DIRECTIONS
Exclude all pictures, then copy each of the records exactly as written.

Plotting code records

* * * * *

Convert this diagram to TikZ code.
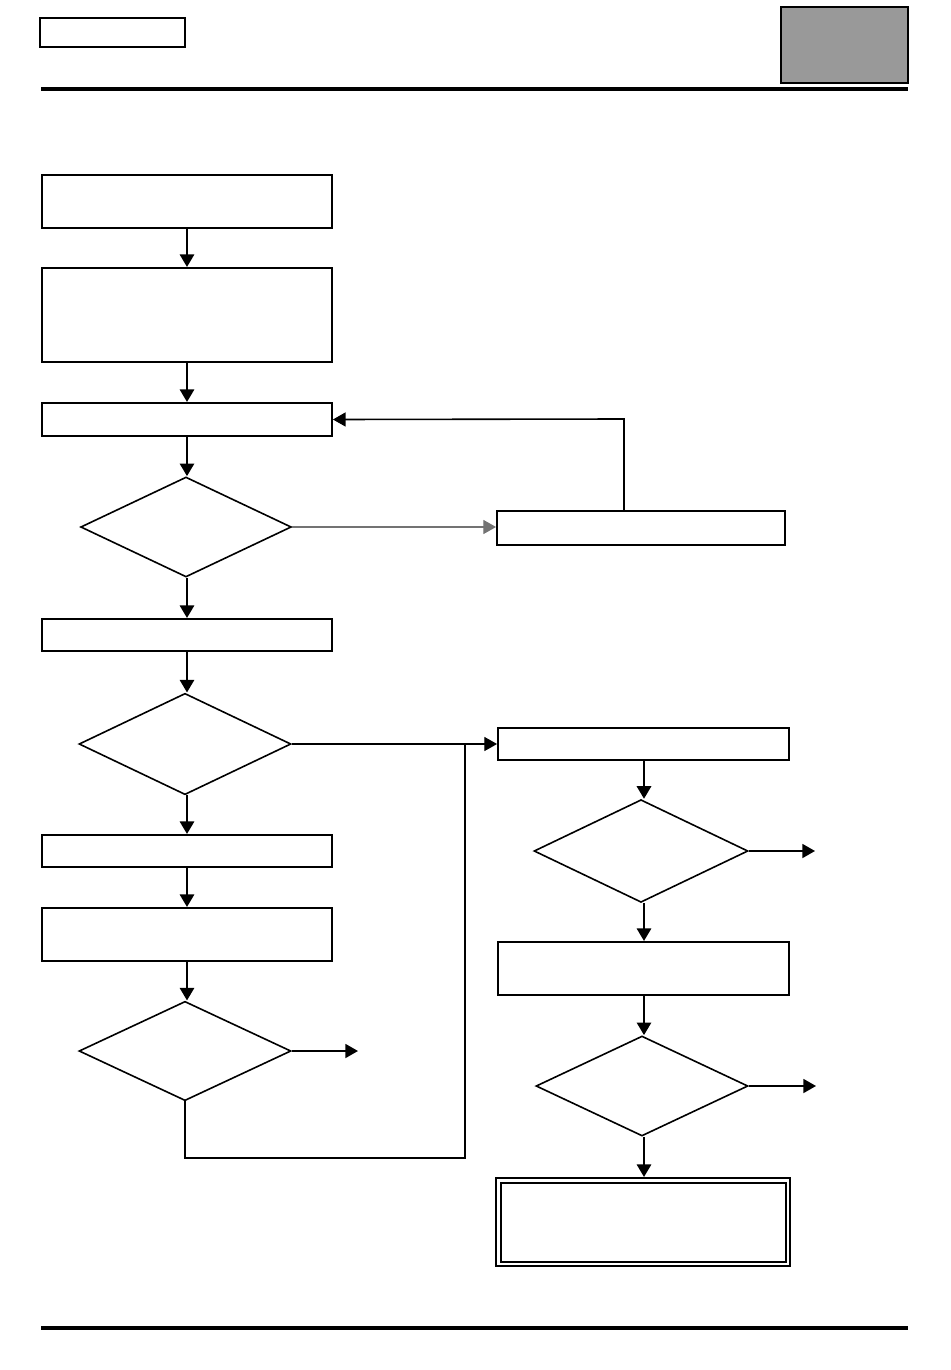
\documentclass[tikz,border=0pt]{standalone}
\usetikzlibrary{shapes.geometric,arrows.meta,fit}
\begin{document}
\begin{tikzpicture}[x=0.75pt,y=-0.75pt,
  box/.style={draw,line width=1.4pt,inner sep=0pt,rectangle},
  dec/.style={draw,line width=1.2pt,diamond,inner sep=0pt},
  tip/.style={-{Triangle[width=10.5pt,length=9.5pt]}},
  arr/.style={line width=2.2pt,tip},
  thinarr/.style={line width=0.8pt,tip},
  plain/.style={line width=1.2pt}]
\useasboundingbox (0,0) rectangle (950,1370);
% header / footer
\node[box,line width=1.2pt,fit={(40,18) (185,47)}] (hdr) {};
\node[box,line width=1.8pt,fill=black!40,fit={(781,7) (908,83)}] (tab) {};
\coordinate (hl1) at (41,89); \coordinate (hl2) at (908,89);
\draw[line width=2.6pt] (hl1) -- (hl2);
\coordinate (fl1) at (41,1328); \coordinate (fl2) at (908,1328);
\draw[line width=2.6pt] (fl1) -- (fl2);
% left column
\node[box,fit={(42,175) (332,228)}] (b1) {};
\node[box,fit={(42,268) (332,362)}] (b2) {};
\node[box,fit={(42,403) (332,436)}] (b3) {};
\node[dec,minimum width=158pt,minimum height=75pt] (d1) at (186,527) {};
\node[box,fit={(497,511) (785,545)}] (r1) {};
\node[box,fit={(42,619) (332,651)}] (b4) {};
\node[dec,minimum width=159pt,minimum height=76pt] (d2) at (185,744) {};
\node[box,fit={(498,728) (789,760)}] (r2) {};
\node[box,fit={(42,835) (332,867)}] (b5) {};
\node[box,fit={(42,908) (332,961)}] (b6) {};
\node[dec,minimum width=159pt,minimum height=74.5pt] (d3) at (185,1051) {};
% right column
\node[dec,minimum width=160.5pt,minimum height=77pt] (d4) at (641,851) {};
\node[box,fit={(498,942) (789,995)}] (r3) {};
\node[dec,minimum width=159pt,minimum height=75pt] (d5) at (642,1086) {};
\node[box,fit={(496,1178) (790,1266)}] (fo) {};
\node[box,fit={(501,1183) (786,1262)}] (fi) {};
% coordinates
\coordinate (fb) at (624,419);
\coordinate (j) at (465,744);
\coordinate (jb) at (465,1158);
\coordinate (x3) at (358,0);
\coordinate (x4) at (815,0);
\coordinate (x5) at (816,0);
\coordinate (lc) at (187,0);
\coordinate (rc) at (644,0);
% connectors left
\draw[arr] (b1.south -| lc) -- (b2.north -| lc);
\draw[arr] (b2.south -| lc) -- (b3.north -| lc);
\draw[arr] (b3.south -| lc) -- (d1.north -| lc);
\draw[arr] (d1.south -| lc) -- (b4.north -| lc);
\draw[arr] (b4.south -| lc) -- (d2.north -| lc);
\draw[arr] (d2.south -| lc) -- (b5.north -| lc);
\draw[arr] (b5.south -| lc) -- (b6.north -| lc);
\draw[arr] (b6.south -| lc) -- (d3.north -| lc);
\draw[thinarr,black!55] (d1.east) -- (d1.east -| r1.west);
\draw[plain,tip] (r1.north -| fb) -- (fb) -- (b3.east);
\draw[thinarr] (d2.east) -- (d2.east -| r2.west);
\draw[arr,line width=1.3pt] (d3.east) -- (d3.east -| x3);
\draw[plain] (d3.south) -- (jb -| d3.south) -- (jb) -- (j);
% connectors right
\draw[arr] (r2.south -| rc) -- (d4.north -| rc);
\draw[arr] (d4.south -| rc) -- (r3.north -| rc);
\draw[arr] (r3.south -| rc) -- (d5.north -| rc);
\draw[arr] (d5.south -| rc) -- (fo.north -| rc);
\draw[arr,line width=1.3pt] (d4.east) -- (d4.east -| x4);
\draw[arr,line width=1.3pt] (d5.east) -- (d5.east -| x5);
\end{tikzpicture}
\end{document}
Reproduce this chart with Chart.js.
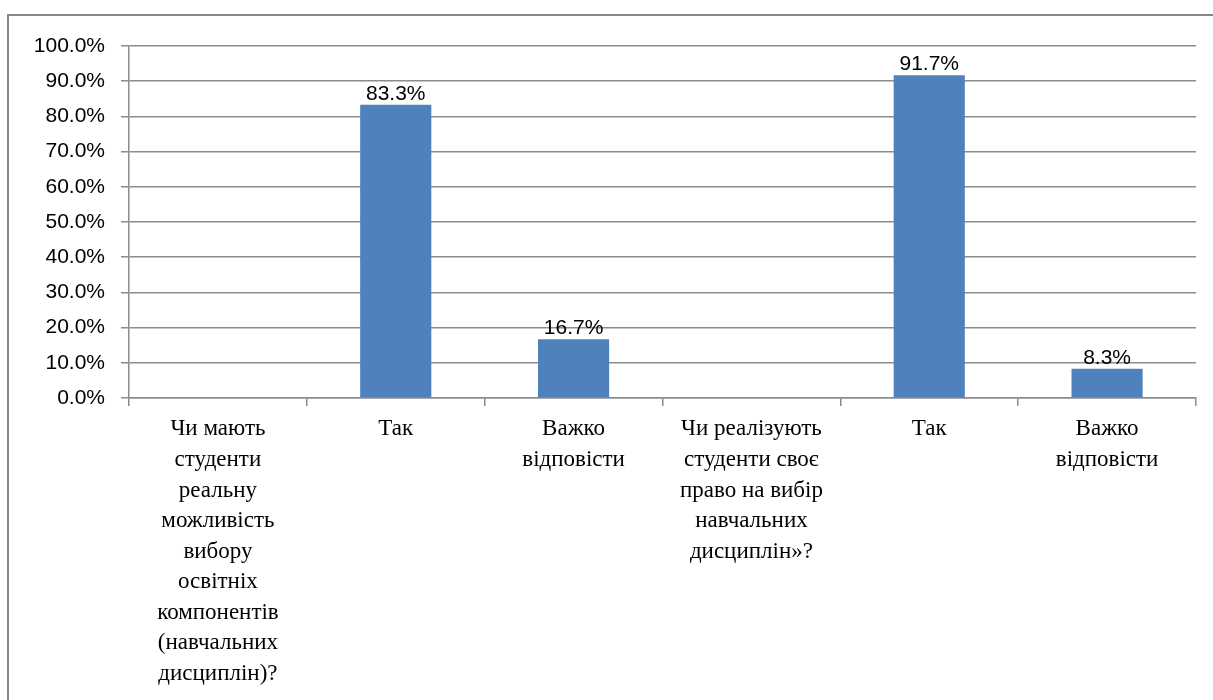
<!DOCTYPE html>
<html>
<head>
<meta charset="utf-8">
<script src="https://cdn.jsdelivr.net/npm/chart.js@4.4.1/dist/chart.umd.min.js"></script>
<style>
  html, body { margin: 0; padding: 0; background: #fff; overflow: hidden; }
  #frame {
    position: absolute; left: 7px; top: 14px;
    width: 1220px; height: 700px;
    border: 2px solid #888; box-sizing: border-box;
  }
  #wrap { position: absolute; left: 0; top: 0; width: 1204px; height: 684px; }
</style>
</head>
<body>
<div id="frame"><div id="wrap"><canvas id="chart"></canvas></div></div>
<script>
// Data
const categories = [
  ["Чи мають", "студенти", "реальну", "можливість", "вибору", "освітніх", "компонентів", "(навчальних", "дисциплін)?"],
  ["Так"],
  ["Важко", "відповісти"],
  ["Чи реалізують", "студенти своє", "право на вибір", "навчальних", "дисциплін»?"],
  ["Так"],
  ["Важко", "відповісти"],
];
const values = [null, 83.3, 16.7, null, 91.7, 8.3];
const yTicks = [0, 10, 20, 30, 40, 50, 60, 70, 80, 90, 100];

const BAR_COLOR = "#4F81BD";
const GRID_COLOR = "#8c8c8c";
const SANS = "'Liberation Sans', Arial, sans-serif";
const SERIF = "'Liberation Serif', 'Times New Roman', serif";

// value labels above bars
const barLabels = {
  id: "barLabels",
  afterDatasetsDraw(chart) {
    const ctx = chart.ctx;
    const meta = chart.getDatasetMeta(0);
    ctx.save();
    ctx.font = "21px " + SANS;
    ctx.fillStyle = "#000";
    ctx.textAlign = "center";
    ctx.textBaseline = "alphabetic";
    meta.data.forEach((bar, i) => {
      if (values[i] == null) return;
      ctx.fillText(values[i].toFixed(1) + "%", bar.x, bar.y - 5);
    });
    ctx.restore();
  },
};

new Chart(document.getElementById("chart"), {
  type: "bar",
  data: {
    labels: categories,
    datasets: [{
      data: values,
      backgroundColor: BAR_COLOR,
      barPercentage: 0.4,
      categoryPercentage: 1.0,
    }],
  },
  options: {
    responsive: true,
    maintainAspectRatio: false,
    animation: false,
    layout: { padding: { top: 30, right: 17, left: 0, bottom: 0 } },
    plugins: {
      legend: { display: false },
      tooltip: { enabled: false },
    },
    scales: {
      x: {
        grid: {
          drawOnChartArea: false,
          color: GRID_COLOR,
          lineWidth: 1.5,
          tickLength: 8,
          offset: true,
        },
        border: { color: GRID_COLOR, width: 1.5 },
        ticks: {
          color: "#000",
          font: { family: SERIF, size: 23, lineHeight: 1.33 },
          maxRotation: 0,
          autoSkip: false,
          padding: 8,
        },
        afterFit(scale) { scale.height = 302; },
      },
      y: {
        min: 0,
        max: 100,
        afterBuildTicks(scale) { scale.ticks = yTicks.map((v) => ({ value: v })); },
        grid: { color: GRID_COLOR, lineWidth: 1.5, tickLength: 8 },
        border: { color: GRID_COLOR, width: 1.5 },
        ticks: {
          color: "#000",
          font: { family: SANS, size: 21 },
          padding: 16,
          callback: (v) => v.toFixed(1) + "%",
        },
        afterFit(scale) { scale.width = 120; },
      },
    },
  },
  plugins: [barLabels],
});
</script>
</body>
</html>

* * * * *

THE RESPONSE
Convert this diagram to TikZ code.
\documentclass[tikz,border=0pt]{standalone}
\usetikzlibrary{shapes.geometric,arrows.meta,fit}
\begin{document}
\begin{tikzpicture}[x=0.75pt,y=-0.75pt,
  box/.style={draw,line width=1.4pt,inner sep=0pt,rectangle},
  dec/.style={draw,line width=1.2pt,diamond,inner sep=0pt},
  tip/.style={-{Triangle[width=10.5pt,length=9.5pt]}},
  arr/.style={line width=2.2pt,tip},
  thinarr/.style={line width=0.8pt,tip},
  plain/.style={line width=1.2pt}]
\useasboundingbox (0,0) rectangle (950,1370);
% header / footer
\node[box,line width=1.2pt,fit={(40,18) (185,47)}] (hdr) {};
\node[box,line width=1.8pt,fill=black!40,fit={(781,7) (908,83)}] (tab) {};
\coordinate (hl1) at (41,89); \coordinate (hl2) at (908,89);
\draw[line width=2.6pt] (hl1) -- (hl2);
\coordinate (fl1) at (41,1328); \coordinate (fl2) at (908,1328);
\draw[line width=2.6pt] (fl1) -- (fl2);
% left column
\node[box,fit={(42,175) (332,228)}] (b1) {};
\node[box,fit={(42,268) (332,362)}] (b2) {};
\node[box,fit={(42,403) (332,436)}] (b3) {};
\node[dec,minimum width=158pt,minimum height=75pt] (d1) at (186,527) {};
\node[box,fit={(497,511) (785,545)}] (r1) {};
\node[box,fit={(42,619) (332,651)}] (b4) {};
\node[dec,minimum width=159pt,minimum height=76pt] (d2) at (185,744) {};
\node[box,fit={(498,728) (789,760)}] (r2) {};
\node[box,fit={(42,835) (332,867)}] (b5) {};
\node[box,fit={(42,908) (332,961)}] (b6) {};
\node[dec,minimum width=159pt,minimum height=74.5pt] (d3) at (185,1051) {};
% right column
\node[dec,minimum width=160.5pt,minimum height=77pt] (d4) at (641,851) {};
\node[box,fit={(498,942) (789,995)}] (r3) {};
\node[dec,minimum width=159pt,minimum height=75pt] (d5) at (642,1086) {};
\node[box,fit={(496,1178) (790,1266)}] (fo) {};
\node[box,fit={(501,1183) (786,1262)}] (fi) {};
% coordinates
\coordinate (fb) at (624,419);
\coordinate (j) at (465,744);
\coordinate (jb) at (465,1158);
\coordinate (x3) at (358,0);
\coordinate (x4) at (815,0);
\coordinate (x5) at (816,0);
\coordinate (lc) at (187,0);
\coordinate (rc) at (644,0);
% connectors left
\draw[arr] (b1.south -| lc) -- (b2.north -| lc);
\draw[arr] (b2.south -| lc) -- (b3.north -| lc);
\draw[arr] (b3.south -| lc) -- (d1.north -| lc);
\draw[arr] (d1.south -| lc) -- (b4.north -| lc);
\draw[arr] (b4.south -| lc) -- (d2.north -| lc);
\draw[arr] (d2.south -| lc) -- (b5.north -| lc);
\draw[arr] (b5.south -| lc) -- (b6.north -| lc);
\draw[arr] (b6.south -| lc) -- (d3.north -| lc);
\draw[thinarr,black!55] (d1.east) -- (d1.east -| r1.west);
\draw[plain,tip] (r1.north -| fb) -- (fb) -- (b3.east);
\draw[thinarr] (d2.east) -- (d2.east -| r2.west);
\draw[arr,line width=1.3pt] (d3.east) -- (d3.east -| x3);
\draw[plain] (d3.south) -- (jb -| d3.south) -- (jb) -- (j);
% connectors right
\draw[arr] (r2.south -| rc) -- (d4.north -| rc);
\draw[arr] (d4.south -| rc) -- (r3.north -| rc);
\draw[arr] (r3.south -| rc) -- (d5.north -| rc);
\draw[arr] (d5.south -| rc) -- (fo.north -| rc);
\draw[arr,line width=1.3pt] (d4.east) -- (d4.east -| x4);
\draw[arr,line width=1.3pt] (d5.east) -- (d5.east -| x5);
\end{tikzpicture}
\end{document}
Reproduce this chart with Chart.js.
<!DOCTYPE html>
<html>
<head>
<meta charset="utf-8">
<script src="https://cdn.jsdelivr.net/npm/chart.js@4.4.1/dist/chart.umd.min.js"></script>
<style>
  html, body { margin: 0; padding: 0; background: #fff; overflow: hidden; }
  #frame {
    position: absolute; left: 7px; top: 14px;
    width: 1220px; height: 700px;
    border: 2px solid #888; box-sizing: border-box;
  }
  #wrap { position: absolute; left: 0; top: 0; width: 1204px; height: 684px; }
</style>
</head>
<body>
<div id="frame"><div id="wrap"><canvas id="chart"></canvas></div></div>
<script>
// Data
const categories = [
  ["Чи мають", "студенти", "реальну", "можливість", "вибору", "освітніх", "компонентів", "(навчальних", "дисциплін)?"],
  ["Так"],
  ["Важко", "відповісти"],
  ["Чи реалізують", "студенти своє", "право на вибір", "навчальних", "дисциплін»?"],
  ["Так"],
  ["Важко", "відповісти"],
];
const values = [null, 83.3, 16.7, null, 91.7, 8.3];
const yTicks = [0, 10, 20, 30, 40, 50, 60, 70, 80, 90, 100];

const BAR_COLOR = "#4F81BD";
const GRID_COLOR = "#8c8c8c";
const SANS = "'Liberation Sans', Arial, sans-serif";
const SERIF = "'Liberation Serif', 'Times New Roman', serif";

// value labels above bars
const barLabels = {
  id: "barLabels",
  afterDatasetsDraw(chart) {
    const ctx = chart.ctx;
    const meta = chart.getDatasetMeta(0);
    ctx.save();
    ctx.font = "21px " + SANS;
    ctx.fillStyle = "#000";
    ctx.textAlign = "center";
    ctx.textBaseline = "alphabetic";
    meta.data.forEach((bar, i) => {
      if (values[i] == null) return;
      ctx.fillText(values[i].toFixed(1) + "%", bar.x, bar.y - 5);
    });
    ctx.restore();
  },
};

new Chart(document.getElementById("chart"), {
  type: "bar",
  data: {
    labels: categories,
    datasets: [{
      data: values,
      backgroundColor: BAR_COLOR,
      barPercentage: 0.4,
      categoryPercentage: 1.0,
    }],
  },
  options: {
    responsive: true,
    maintainAspectRatio: false,
    animation: false,
    layout: { padding: { top: 30, right: 17, left: 0, bottom: 0 } },
    plugins: {
      legend: { display: false },
      tooltip: { enabled: false },
    },
    scales: {
      x: {
        grid: {
          drawOnChartArea: false,
          color: GRID_COLOR,
          lineWidth: 1.5,
          tickLength: 8,
          offset: true,
        },
        border: { color: GRID_COLOR, width: 1.5 },
        ticks: {
          color: "#000",
          font: { family: SERIF, size: 23, lineHeight: 1.33 },
          maxRotation: 0,
          autoSkip: false,
          padding: 8,
        },
        afterFit(scale) { scale.height = 302; },
      },
      y: {
        min: 0,
        max: 100,
        afterBuildTicks(scale) { scale.ticks = yTicks.map((v) => ({ value: v })); },
        grid: { color: GRID_COLOR, lineWidth: 1.5, tickLength: 8 },
        border: { color: GRID_COLOR, width: 1.5 },
        ticks: {
          color: "#000",
          font: { family: SANS, size: 21 },
          padding: 16,
          callback: (v) => v.toFixed(1) + "%",
        },
        afterFit(scale) { scale.width = 120; },
      },
    },
  },
  plugins: [barLabels],
});
</script>
</body>
</html>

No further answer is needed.